Breastfeeding Tips: When is Milk Supply Established?

Developing a healthy breastfeeding routine right away is crucial to establishing and maintaining a strong breast milk supply.

As you grow accustomed to life with a new baby and continue establishing breastfeeding, one of the most important things to remember is that your breasts make milk on an “on-demand” basis. This means that how often and how much milk is removed from your breasts, whether by nursing or pumping, are the main factors that determine the volume of milk that your body will continue to produce. The more often that milk is expressed, then the more milk your breasts create.

Understanding How Milk Supply Works When Establishing Breastfeeding

In order to maintain milk supply later, nursing and/or pumping frequently throughout the lactation phases is vital to first establishing successful breastfeeding. The Initiation Phase, Building Phase and Maintenance Phase are all important, individual stages of the breastfeeding journey and take place from the day you give birth to about six months after. Developing a healthy breastfeeding routine right away is crucial because:

  • Frequent nursing and/or pumping expresses the colostrum from your breasts, which is both an incredibly valuable source of early nutrition for your newborn and a signal to your body that more milk should be produced.
  • There is compelling evidence that suggests these early steps in the breastfeeding journey set the groundwork for more seamless success later, including maintaining your milk supply.

How to Produce More Breast Milk

Learning as much as you can about breastfeeding before your baby is born is helpful so you can begin your journey with confidence, valuable knowledge, and realistic expectations. Doing research ahead of time can also help you nurse most efficiently after your baby is born. This means ensuring that your milk has been completely and effectively removed from your breasts during each nursing or pumping session, as this is a major factor in the amount of milk that continues to be produced.

Since your breasts make milk on an on-demand basis, if your body senses that your milk is not being expressed completely and your breasts aren’t fully emptied, then it will naturally slow future milk production.

Ensuring that breastfeeding positioning is comfortable for you both and that your little one is latching properly can help your him or her most efficiently drain your milk.

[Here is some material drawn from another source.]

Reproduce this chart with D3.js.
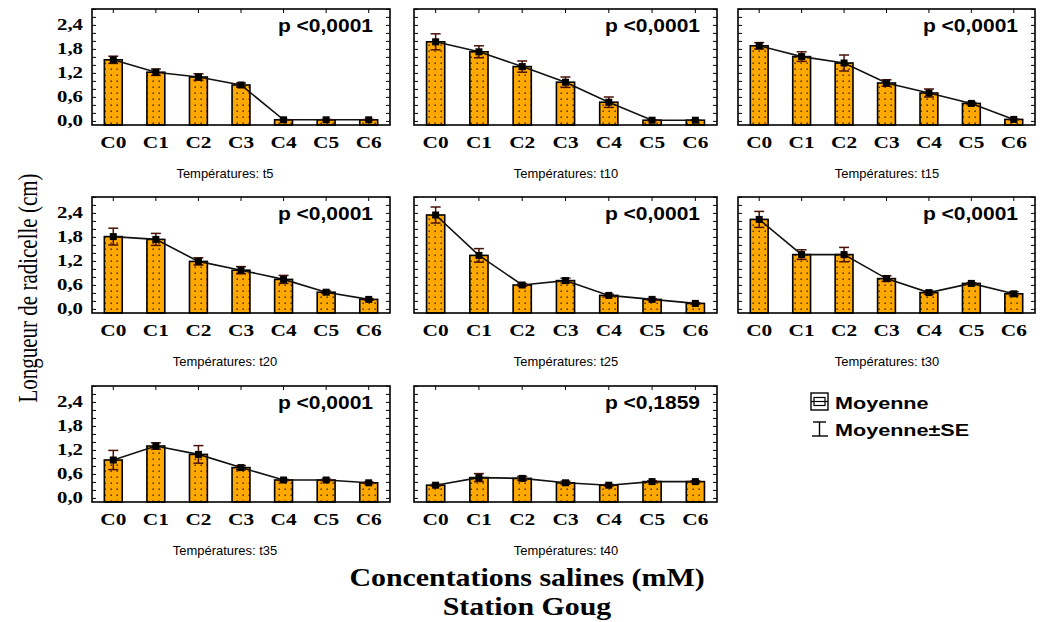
<!DOCTYPE html>
<html><head><meta charset="utf-8">
<script src="https://cdn.jsdelivr.net/npm/d3@7/dist/d3.min.js"></script>
<style>body{margin:0;background:#fff}</style>
</head><body>
<svg id="chart" width="1040" height="622"></svg>
<script>
const categories = ["C0","C1","C2","C3","C4","C5","C6"];
const temperatures = ["t5","t10","t15","t20","t25","t30","t35","t40"];
const pLabels = ["p <0,0001","p <0,0001","p <0,0001","p <0,0001","p <0,0001","p <0,0001","p <0,0001","p <0,1859"];
const mean_t5  = [1.54, 1.23, 1.11, 0.91, 0.04, 0.04, 0.04];
const se_t5    = [0.09, 0.08, 0.08, 0.05, 0.01, 0.01, 0.01];
const mean_t10 = [1.99, 1.74, 1.37, 0.98, 0.48, 0.03, 0.03];
const se_t10   = [0.20, 0.15, 0.14, 0.13, 0.13, 0.01, 0.01];
const mean_t15 = [1.89, 1.62, 1.46, 0.96, 0.71, 0.45, 0.05];
const se_t15   = [0.08, 0.12, 0.20, 0.08, 0.10, 0.03, 0.01];
const mean_t20 = [1.82, 1.75, 1.20, 0.98, 0.75, 0.43, 0.25];
const se_t20   = [0.21, 0.15, 0.09, 0.09, 0.10, 0.03, 0.02];
const mean_t25 = [2.36, 1.35, 0.61, 0.72, 0.35, 0.25, 0.15];
const se_t25   = [0.20, 0.17, 0.03, 0.06, 0.03, 0.02, 0.02];
const mean_t30 = [2.25, 1.37, 1.37, 0.77, 0.42, 0.65, 0.39];
const se_t30   = [0.20, 0.12, 0.18, 0.07, 0.04, 0.02, 0.05];
const mean_t35 = [0.96, 1.31, 1.10, 0.77, 0.46, 0.46, 0.39];
const se_t35   = [0.24, 0.08, 0.22, 0.05, 0.02, 0.02, 0.02];
const mean_t40 = [0.33, 0.52, 0.50, 0.39, 0.33, 0.42, 0.42];
const se_t40   = [0.02, 0.10, 0.05, 0.04, 0.02, 0.02, 0.02];
const yTickValues = [0, 0.6, 1.2, 1.8, 2.4];
const yTickLabels = ["0,0","0,6","1,2","1,8","2,4"];
const yTitle = "Longueur de radicelle (cm)";
const xTitle1 = "Concentations salines (mM)";
const xTitle2 = "Station Goug";
const legendLabels = ["Moyenne", "Moyenne\u00B1SE"];

const means = [mean_t5, mean_t10, mean_t15, mean_t20, mean_t25, mean_t30, mean_t35, mean_t40];
const ses = [se_t5, se_t10, se_t15, se_t20, se_t25, se_t30, se_t35, se_t40];

const svg = d3.select("#chart");
const defs = svg.append("defs");
const pat = defs.append("pattern").attr("id","dots").attr("patternUnits","userSpaceOnUse")
  .attr("width",6).attr("height",6);
pat.append("rect").attr("width",6).attr("height",6).attr("fill","#FFA800");
pat.append("rect").attr("x",2.5).attr("y",2.5).attr("width",1.4).attr("height",1.4).attr("fill","#222");

const colLeft = [92, 414, 738];
const colWidth = [298, 303, 297];
const colCenter = [225, 566, 887];
const rowTop = [9, 197, 386];
const H = 116;
const SX = 1.22;

function stext(g, x, y, str, opts) {
  const gg = g.append("g").attr("transform", `translate(${x},${y}) scale(${opts.sx||1},${opts.sy||1})`);
  return gg.append("text").text(str)
    .attr("font-family", opts.family).attr("font-size", opts.size)
    .attr("font-weight", opts.weight || "normal")
    .attr("text-anchor", opts.anchor || "start")
    .attr("fill", opts.fill || "#000");
}

temperatures.forEach((t, i) => {
  const r = Math.floor(i / 3), c = i % 3;
  const L = colLeft[c], W = colWidth[c], T = rowTop[r];
  const g = svg.append("g");
  const x = d3.scaleBand().domain(categories).range([L, L + W]).paddingInner(0.58).paddingOuter(0.29);
  const y = d3.scaleLinear().domain([-0.09, 2.81]).range([T + H, T]);
  const base = y.range()[0];

  const minor = d3.range(0, 2.81, 0.2);
  g.selectAll(".tl").data(minor).join("line")
    .attr("x1", L).attr("x2", L + 4).attr("y1", d => y(d)).attr("y2", d => y(d))
    .attr("stroke", "#000").attr("stroke-width", 1);
  g.selectAll(".tr").data(minor).join("line")
    .attr("x1", L + W - 4).attr("x2", L + W).attr("y1", d => y(d)).attr("y2", d => y(d))
    .attr("stroke", "#000").attr("stroke-width", 1);
  g.selectAll(".tt").data(categories).join("line")
    .attr("x1", d => x(d) + x.bandwidth()/2).attr("x2", d => x(d) + x.bandwidth()/2)
    .attr("y1", T).attr("y2", T + 4).attr("stroke", "#000");

  const m = means[i], s = ses[i];
  g.selectAll(".bar").data(categories).join("rect")
    .attr("x", d => x(d)).attr("width", x.bandwidth())
    .attr("y", (d, k) => y(m[k])).attr("height", (d, k) => base - y(m[k]))
    .attr("fill", "url(#dots)").attr("stroke", "#000").attr("stroke-width", 1.6);

  const line = d3.line().x((d, k) => x(categories[k]) + x.bandwidth()/2).y(d => y(d));
  g.append("path").datum(m).attr("d", line).attr("fill", "none").attr("stroke", "#111").attr("stroke-width", 1.6);

  const eb = g.selectAll(".eb").data(categories).join("g");
  eb.append("line")
    .attr("x1", d => x(d) + x.bandwidth()/2).attr("x2", d => x(d) + x.bandwidth()/2)
    .attr("y1", (d, k) => y(m[k] + s[k])).attr("y2", (d, k) => y(m[k] - s[k]))
    .attr("stroke", "#4a1208").attr("stroke-width", 1.5);
  [1, -1].forEach(sg => {
    eb.append("line")
      .attr("x1", d => x(d) + x.bandwidth()/2 - 5).attr("x2", d => x(d) + x.bandwidth()/2 + 5)
      .attr("y1", (d, k) => y(m[k] + sg * s[k])).attr("y2", (d, k) => y(m[k] + sg * s[k]))
      .attr("stroke", "#4a1208").attr("stroke-width", 1.5);
  });
  g.selectAll(".mk").data(categories).join("rect")
    .attr("x", d => x(d) + x.bandwidth()/2 - 3.5).attr("width", 7)
    .attr("y", (d, k) => y(m[k]) - 3.5).attr("height", 7).attr("fill", "#000");

  g.append("rect").attr("x", L).attr("y", T).attr("width", W).attr("height", H)
    .attr("fill", "none").attr("stroke", "#000").attr("stroke-width", 1.6);

  if (c === 0) {
    yTickValues.forEach((v, k) => {
      stext(g, 83, y(v) + 5, yTickLabels[k], {family: "Liberation Serif", size: 16, weight: "bold", anchor: "end", sx: 1.3});
    });
  }
  categories.forEach(cat => {
    stext(g, x(cat) + x.bandwidth()/2, T + H + 23, cat, {family: "Liberation Serif", size: 17.5, weight: "bold", anchor: "middle", sx: SX});
  });
  stext(g, colCenter[c], T + H + 53, "Températures: " + t, {family: "Liberation Sans", size: 12, anchor: "middle", sx: 1.08});
  stext(g, L + W - 17, T + 23, pLabels[i], {family: "Liberation Sans", size: 17.5, weight: "bold", anchor: "end", sx: 1.2});
});

// y title
svg.append("text").attr("transform", "translate(37,288) rotate(-90) scale(1,1.3)")
  .attr("text-anchor", "middle").attr("font-family", "Liberation Serif").attr("font-size", 21)
  .text(yTitle);

// x titles
stext(svg, 527, 586, xTitle1, {family: "Liberation Serif", size: 26, weight: "bold", anchor: "middle", sx: 1.15});
stext(svg, 527, 615, xTitle2, {family: "Liberation Serif", size: 26, weight: "bold", anchor: "middle", sx: 1.15});

// legend
const lg = svg.append("g");
lg.append("rect").attr("x", 811).attr("y", 393).attr("width", 17).attr("height", 17)
  .attr("fill", "none").attr("stroke", "#000").attr("stroke-width", 1.4);
lg.append("rect").attr("x", 814).attr("y", 397.5).attr("width", 11).attr("height", 8)
  .attr("fill", "none").attr("stroke", "#000").attr("stroke-width", 1.2);
lg.append("line").attr("x1", 811).attr("x2", 828).attr("y1", 401.5).attr("y2", 401.5)
  .attr("stroke", "#000").attr("stroke-width", 1.2);
lg.append("line").attr("x1", 819.5).attr("x2", 819.5).attr("y1", 422).attr("y2", 436).attr("stroke", "#000").attr("stroke-width", 1.4);
lg.append("line").attr("x1", 813).attr("x2", 826).attr("y1", 422).attr("y2", 422).attr("stroke", "#000").attr("stroke-width", 1.4);
lg.append("line").attr("x1", 812).attr("x2", 828).attr("y1", 436).attr("y2", 436).attr("stroke", "#000").attr("stroke-width", 1.4);
stext(lg, 835, 409, legendLabels[0], {family: "Liberation Sans", size: 17, weight: "bold", sx: 1.27});
stext(lg, 835, 436, legendLabels[1], {family: "Liberation Sans", size: 17, weight: "bold", sx: 1.27});
</script>
</body></html>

If they don’t fully empty the breasts during a nursing session, be sure to express the extra milk after or between feedings to maintain milk supply.

If you’re encountering frequent or ongoing issues with your baby’s latch or not draining the breast, be sure to connect with a lactation professional for a consultation and extra assistance.

Other Factors to Consider When Establishing Breastfeeding

To maintain milk supply, it is also important to breastfeed at night during the first few weeks after birth while your body is in the Initiation and Building phases of lactation. This is because prolactin - the hormone primarily responsible for milk production - is present at higher levels at night, so nursing and/or pumping at night during this time in these early phases can help encourage ample breast milk.

Self-care is also essential as you’re establishing breastfeeding, maintaining your milk supply, and bonding with your baby. Be sure to rest often and try to sleep when your little one sleeps. Frequent stress, being in pain, and getting sick can actually suppress milk production and reduce your supply, so focusing on your wellness is important for both you and your baby! 

As you begin your breastfeeding routine, it can be especially helpful to use a printable feeding and pumping log to keep careful track of your baby's feedings and your pumping sessions during these early days and weeks. This can help you understand when and how frequently your little one feeds while recording important information that you might forget later. (We know how tiring those first weeks at home together can be!)

Increase Milk Supply with Symphony PLUS®

Today, moms also have a rent-to-home option when it comes to our hospital-grade (multi-user) Symphony PLUS® breast pump, which has been shown to significantly increase breast milk production when used soon after birth. With research-based Initiation Technology™, Symphony PLUS helps moms to initiate, build, and maintain their breast milk supply and is available for comfortable, convenient at-home use as long as you choose. Visit for more details or to place your rental order today.

Avoiding Solids and Formula When Breastfeeding

Additionally, you may want to consider avoiding the integration of solid foods, water, and formula into your baby’s diet for as long as possible (without sacrificing the health and wellbeing of yourself or your little one, of course), usually until at least about six months after birth. The American Academy of Pediatrics recommends exclusive breastfeeding for the first six months of your baby’s life and continued breast milk feeding until his or her first birthday, or so long as mutually desired by both you and your little one. Exclusive breastfeeding until other foods are introduced, usually around the six-month mark, will encourage continued milk production and help prevent your baby from losing interest or taking in too little breast milk, which can lead to a decrease in supply.

Additional Factors that Impact Breast Milk Production

Lastly, starting your period, becoming pregnant again, and taking hormonal birth control (especially birth control containing estrogen) can all be factors that influence your milk production and may even significantly decrease supply if you are still nursing or pumping.

We understand that breastfeeding can sometimes have challenges, especially when learning how to maintain milk supply and understanding this new responsibility that your body has. Rest assured that you are providing the best possible nutrition to your little one right away in life, and Medela is here for you through each stage of your breast milk feeding journey.